● COLLECTED DATA:
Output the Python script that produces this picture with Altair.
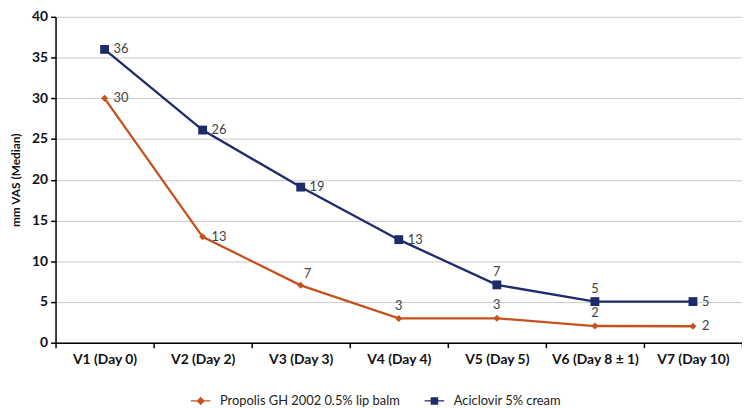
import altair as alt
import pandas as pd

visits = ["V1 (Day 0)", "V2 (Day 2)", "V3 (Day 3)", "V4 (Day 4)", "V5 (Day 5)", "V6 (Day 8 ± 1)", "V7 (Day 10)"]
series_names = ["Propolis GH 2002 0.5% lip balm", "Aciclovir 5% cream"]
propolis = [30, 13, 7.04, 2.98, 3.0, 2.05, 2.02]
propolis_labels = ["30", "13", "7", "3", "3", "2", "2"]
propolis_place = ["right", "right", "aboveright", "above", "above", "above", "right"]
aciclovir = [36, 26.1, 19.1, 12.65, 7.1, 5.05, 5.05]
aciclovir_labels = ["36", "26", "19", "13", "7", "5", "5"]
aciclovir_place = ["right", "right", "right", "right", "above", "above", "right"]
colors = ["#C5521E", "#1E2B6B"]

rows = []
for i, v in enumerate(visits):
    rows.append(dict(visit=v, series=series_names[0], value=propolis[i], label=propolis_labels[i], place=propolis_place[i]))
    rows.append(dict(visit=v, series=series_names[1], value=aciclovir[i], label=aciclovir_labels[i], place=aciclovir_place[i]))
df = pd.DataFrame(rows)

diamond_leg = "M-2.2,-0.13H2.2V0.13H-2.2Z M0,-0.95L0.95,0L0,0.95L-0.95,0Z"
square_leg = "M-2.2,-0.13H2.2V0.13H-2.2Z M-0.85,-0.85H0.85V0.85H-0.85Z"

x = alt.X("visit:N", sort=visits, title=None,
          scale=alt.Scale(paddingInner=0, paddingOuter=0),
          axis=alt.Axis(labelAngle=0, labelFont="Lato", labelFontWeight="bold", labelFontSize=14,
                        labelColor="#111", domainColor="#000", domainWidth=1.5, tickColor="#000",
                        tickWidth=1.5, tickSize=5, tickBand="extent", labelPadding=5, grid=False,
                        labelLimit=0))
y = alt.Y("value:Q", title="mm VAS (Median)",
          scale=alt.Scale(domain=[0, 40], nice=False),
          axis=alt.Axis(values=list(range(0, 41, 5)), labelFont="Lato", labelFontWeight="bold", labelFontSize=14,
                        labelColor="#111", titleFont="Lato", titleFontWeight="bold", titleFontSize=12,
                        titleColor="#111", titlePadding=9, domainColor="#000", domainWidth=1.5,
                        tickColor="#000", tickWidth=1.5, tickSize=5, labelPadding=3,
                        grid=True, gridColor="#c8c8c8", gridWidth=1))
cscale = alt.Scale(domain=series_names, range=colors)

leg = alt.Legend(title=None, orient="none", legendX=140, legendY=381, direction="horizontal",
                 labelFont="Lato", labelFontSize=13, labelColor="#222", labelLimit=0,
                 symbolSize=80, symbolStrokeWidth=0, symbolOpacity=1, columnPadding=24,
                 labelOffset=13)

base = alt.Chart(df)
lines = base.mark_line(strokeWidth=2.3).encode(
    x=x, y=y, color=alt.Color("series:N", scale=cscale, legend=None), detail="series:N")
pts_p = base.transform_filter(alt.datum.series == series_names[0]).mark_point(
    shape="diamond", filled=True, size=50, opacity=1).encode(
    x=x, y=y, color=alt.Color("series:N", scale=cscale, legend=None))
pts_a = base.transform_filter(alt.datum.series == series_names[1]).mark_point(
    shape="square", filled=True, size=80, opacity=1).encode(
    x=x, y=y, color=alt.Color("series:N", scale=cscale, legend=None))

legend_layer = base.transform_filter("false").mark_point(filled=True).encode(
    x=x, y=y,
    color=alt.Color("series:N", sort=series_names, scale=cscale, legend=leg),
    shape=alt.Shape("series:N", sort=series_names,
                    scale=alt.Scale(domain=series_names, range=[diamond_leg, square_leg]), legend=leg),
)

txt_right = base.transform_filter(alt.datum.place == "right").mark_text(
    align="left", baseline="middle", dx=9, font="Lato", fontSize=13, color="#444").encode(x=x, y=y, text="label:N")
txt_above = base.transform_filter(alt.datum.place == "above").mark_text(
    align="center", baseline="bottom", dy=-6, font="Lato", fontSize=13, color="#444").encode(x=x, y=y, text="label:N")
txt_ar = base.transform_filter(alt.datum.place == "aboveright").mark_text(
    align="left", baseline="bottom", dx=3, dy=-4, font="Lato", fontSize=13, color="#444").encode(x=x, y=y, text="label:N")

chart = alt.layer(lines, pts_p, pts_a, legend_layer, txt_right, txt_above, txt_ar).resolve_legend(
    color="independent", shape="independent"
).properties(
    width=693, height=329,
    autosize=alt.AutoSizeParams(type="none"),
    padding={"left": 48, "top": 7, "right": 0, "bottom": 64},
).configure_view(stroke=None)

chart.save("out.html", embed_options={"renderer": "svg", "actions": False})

● GIVEN REQUEST: Repeat exactly and only the lines from the start of the data above through the line that holds "import pandas as pd", inclusive. Pictures do not belong in the copy.

● RESULT FOR THIS TASK:
Output the Python script that produces this picture with Altair.
import altair as alt
import pandas as pd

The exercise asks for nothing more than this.